Chris Parkin, a managing director at TA Associates, said: "We have followed the development of Old Mutual Global Investors' single strategy business for several years and have been impressed by what is clearly now a diversified and high-quality investment platform.
"In particular, the well-regarded fund management teams have worked diligently to develop and deliver tailored investment solutions focused on the needs of their customers, with the goal of producing positive long-term outcomes. It is an honour to partner with the single strategy business and we look forward to working closely with the entire team to help further scale the company."
The announcement comes days after Sky News reported Buxton was on the brink of a deal to buy out the single-strategy business as the parent firm continues its 'managed separation'.
It was previously reported two Australian financial giants Challenger and Macquarie Investment Management were in a bidding war for the business but Sky sources said private equity firm TA Associates, which supported Jupiter's management buyout from Commerzbank in 2007, will be named backer.
The sale of OMGI is part of a managed separation of the Old Mutual business into four separate entities, but will not include the £16bn multi-asset part of the fund management arm, which was split out from OMGI last month.

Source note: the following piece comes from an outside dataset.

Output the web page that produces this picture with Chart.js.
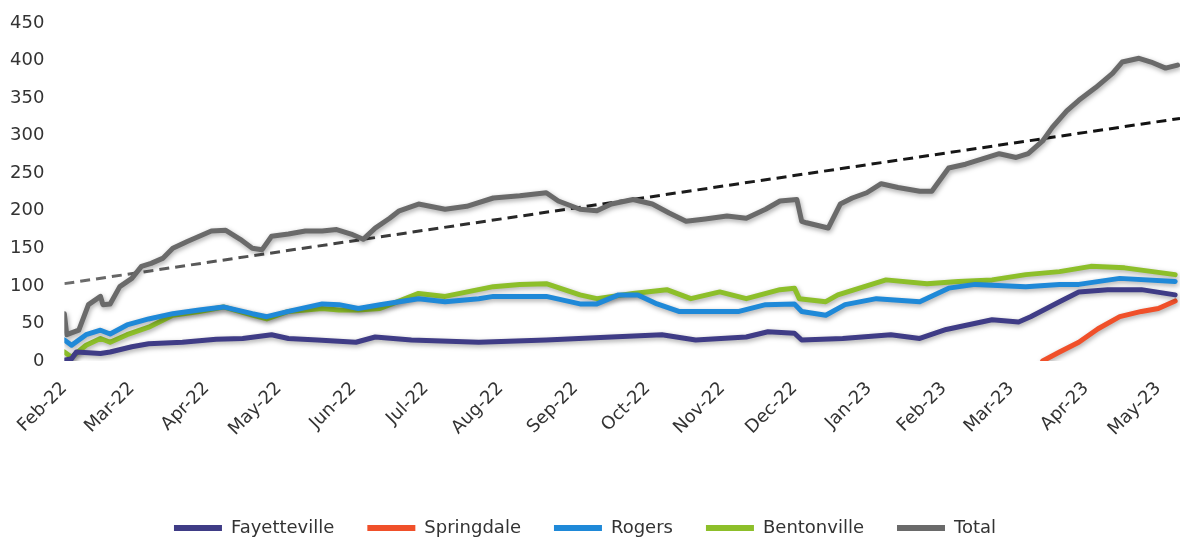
<!DOCTYPE html>
<html>
<head>
<meta charset="utf-8">
<script src="https://cdn.jsdelivr.net/npm/chart.js@4"></script>
<style>
  html, body { margin: 0; padding: 0; background: #ffffff; }
  #wrap { width: 1180px; height: 539px; }
</style>
</head>
<body>
<div id="wrap"><canvas id="c" width="1180" height="539"></canvas></div>
<script>
// Month ticks (days since 1 Feb 2022)
const monthLabels = ['Feb-22','Mar-22','Apr-22','May-22','Jun-22','Jul-22','Aug-22','Sep-22','Oct-22','Nov-22','Dec-22','Jan-23','Feb-23','Mar-23','Apr-23','May-23'];
const monthDays = [0,28,59,89,120,150,181,212,242,273,303,334,365,393,424,454];
const yTicks = [0,50,100,150,200,250,300,350,400,450];

// Series (day offset, value)
const totalDays = [0,1,6,10,15,16,19,23,28,32,36,41,45,51,56,61,67,73,78,82,86,93,100,107,113,119,124,129,135,139,147,158,167,178,189,200,205,214,221,227,236,244,251,258,266,275,283,291,297,304,306,308,317,322,327,333,339,346,355,360,367,374,381,388,395,400,406,410,416,421,428,435,439,446,451,457,462];
const totalValues = [63,35,41,75,86,75,76,99,110,126,130,137,150,159,166,173,174,162,150,148,166,169,173,173,175,169,162,177,190,200,209,202,206,217,220,224,213,202,200,209,215,209,197,186,189,193,190,202,213,215,186,184,177,209,217,224,236,231,226,226,257,262,269,276,271,276,293,311,333,347,364,383,398,403,398,390,394];

const fayDays = [0,3,5,15,19,28,35,49,63,74,86,93,105,121,129,144,172,200,227,248,262,283,292,303,306,323,343,355,366,385,396,401,413,421,433,447,461];
const fayValues = [1,3,12,10,12,19,23,25,29,30,35,30,28,25,32,28,25,28,32,35,28,32,39,37,28,30,35,30,42,55,52,59,79,92,95,95,88];

const springDays = [406,413,421,429,438,447,454,461];
const springValues = [0,12,25,43,59,66,70,80];

const rogDays = [0,3,9,15,19,26,35,45,56,66,78,84,93,107,114,122,131,147,158,172,178,200,214,221,230,238,246,255,269,280,291,303,306,316,324,337,355,367,378,399,413,421,438,461];
const rogValues = [28,21,35,41,36,48,56,63,68,72,63,59,66,76,75,70,75,83,79,83,86,86,76,76,88,88,76,66,66,66,75,76,66,61,75,83,79,97,102,99,102,102,110,106];

const benDays = [0,3,9,15,19,26,35,45,56,66,78,84,93,107,114,122,131,136,147,158,178,189,200,214,221,236,250,260,272,283,297,303,305,316,321,330,341,358,371,385,399,413,426,440,461];
const benValues = [12,5,21,30,25,35,45,61,66,72,61,56,66,70,68,68,70,76,90,86,99,102,103,88,83,90,95,83,92,83,95,97,83,79,88,97,108,103,106,108,115,119,126,124,115];

const trendDays = [0,463];
const trendValues = [103,323];

const pts = (xs, ys) => xs.map((x, i) => ({ x: x, y: ys[i] }));

const FONT = "'DejaVu Sans', sans-serif";

const shadowPlugin = {
  id: 'lineShadow',
  beforeDatasetDraw(chart, args) {
    const ctx = chart.ctx;
    ctx.save();
    if (!chart.data.datasets[args.index].isTrend) {
      ctx.shadowColor = 'rgba(0,0,0,0.35)';
      ctx.shadowBlur = 5;
      ctx.shadowOffsetX = 1;
      ctx.shadowOffsetY = 2;
    }
  },
  afterDatasetDraw(chart) {
    chart.ctx.restore();
  }
};

const legendShift = {
  id: 'legendShift',
  afterLayout(chart) {
    const l = chart.legend;
    if (l) {
      const dy = 8;
      l.top += dy; l.bottom += dy;
      if (l.legendHitBoxes) l.legendHitBoxes.forEach(b => { b.top += dy; });
    }
  }
};

function trendColor(context) {
  const chart = context.chart;
  const area = chart.chartArea;
  if (!area) return '#333333';
  const g = chart.ctx.createLinearGradient(area.left, 0, area.right, 0);
  g.addColorStop(0, '#6e6e6e');
  g.addColorStop(0.45, '#1e1e1e');
  g.addColorStop(1, '#111111');
  return g;
}

const common = { pointRadius: 0, pointHoverRadius: 0, borderWidth: 5, tension: 0, fill: false, borderCapStyle: 'round', borderJoinStyle: 'round' };

new Chart(document.getElementById('c'), {
  type: 'line',
  data: {
    datasets: [
      Object.assign({ label: 'Fayetteville', data: pts(fayDays, fayValues), borderColor: '#3f3c86', backgroundColor: '#3f3c86' }, common),
      Object.assign({ label: 'Springdale', data: pts(springDays, springValues), borderColor: '#f0502a', backgroundColor: '#f0502a' }, common),
      Object.assign({ label: 'Rogers', data: pts(rogDays, rogValues), borderColor: '#1f89d8', backgroundColor: '#1f89d8' }, common),
      Object.assign({ label: 'Bentonville', data: pts(benDays, benValues), borderColor: '#8dbf2a', backgroundColor: '#8dbf2a' }, common),
      Object.assign({ label: 'Total', data: pts(totalDays, totalValues), borderColor: '#6a6a6a', backgroundColor: '#6a6a6a' }, common),
      { label: 'Trend', isTrend: true, data: pts(trendDays, trendValues), borderColor: trendColor, borderWidth: 3, borderDash: [10, 6], pointRadius: 0, fill: false, tension: 0 }
    ]
  },
  options: {
    responsive: false,
    animation: false,
    events: [],
    layout: { padding: { left: -10, right: 0, top: 23, bottom: 0 } },
    plugins: {
      tooltip: { enabled: false },
      legend: {
        position: 'bottom',
        labels: {
          font: { family: FONT, size: 18 },
          color: '#333333',
          boxWidth: 48,
          boxHeight: 6,
          padding: 33,
          filter: (item) => item.text !== 'Trend',
          generateLabels: (chart) => {
            const items = Chart.defaults.plugins.legend.labels.generateLabels(chart);
            items.forEach(it => { it.lineWidth = 0; it.strokeStyle = 'rgba(0,0,0,0)'; });
            return items;
          }
        }
      }
    },
    scales: {
      x: {
        type: 'linear',
        min: 0,
        max: 463,
        grid: { display: false, drawTicks: false },
        border: { display: false },
        afterBuildTicks: (axis) => { axis.ticks = monthDays.map(v => ({ value: v })); },
        afterFit: (axis) => { axis.height = 117; axis.paddingLeft = 0; axis.paddingRight = 0; },
        ticks: {
          autoSkip: false,
          minRotation: 45,
          maxRotation: 45,
          padding: 17,
          color: '#333333',
          font: { family: FONT, size: 18 },
          callback: (value) => { const i = monthDays.indexOf(value); return i >= 0 ? monthLabels[i] : ''; }
        }
      },
      y: {
        min: 0,
        max: 450,
        grid: { display: false, drawTicks: false },
        border: { display: false },
        afterBuildTicks: (axis) => { axis.ticks = yTicks.map(v => ({ value: v })); },
        afterFit: (axis) => { axis.paddingTop = 0; axis.paddingBottom = 0; },
        ticks: {
          padding: 20,
          color: '#333333',
          font: { family: FONT, size: 18 }
        }
      }
    }
  },
  plugins: [shadowPlugin, legendShift]
});
</script>
</body>
</html>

The four parts of Old Mutual to be spun out as separate entities are South African lender Nedbank; a US-based fund management business, in which Old Mutual's stake will be reduced to 6% later this year; Old Mutual Wealth, of which OMGI is part; and Old Mutual Emerging Markets.
In September, it was revealed Buxton was trying to assemble a buyout of its single-strategy operations, which prompted confirmation from Old Mutual that it was "assessing, together with OMGI management, internal and external structures" for the business.
Feeney said he was planning to carve out the £16bn multi-asset business from its fund management operations, while the single-strategy range was "less aligned with the Old Mutual Wealth model".
"While assets under management and profits are growing strongly, it is reliant on the wholesale and institutional market," he said.
"Only 20% of its assets under management come from the relationship with Old Mutual Wealth, which is why we will position it as a single and distinct part of the business."
Old Mutual Wealth announced last month it will operate using the Quilter brand following the separation from its parent company next year, with the business to be re-segmented into two divisions: ‘Advice and Wealth Management' and ‘Wealth Platforms'. The group said it remains on track to list as early as possible in 2018, subject to regulatory and other approvals.
Buxton joined OMGI as head of UK equities in June 2013, and was appointed as chief executive in August 2015. He was previously at Schroders, where he managed the UK Alpha Plus fund for over ten years. Prior to Schroders he spent more than a decade at Baring Asset Management, having started his investment career in 1985 at Brown Shipley Asset Management.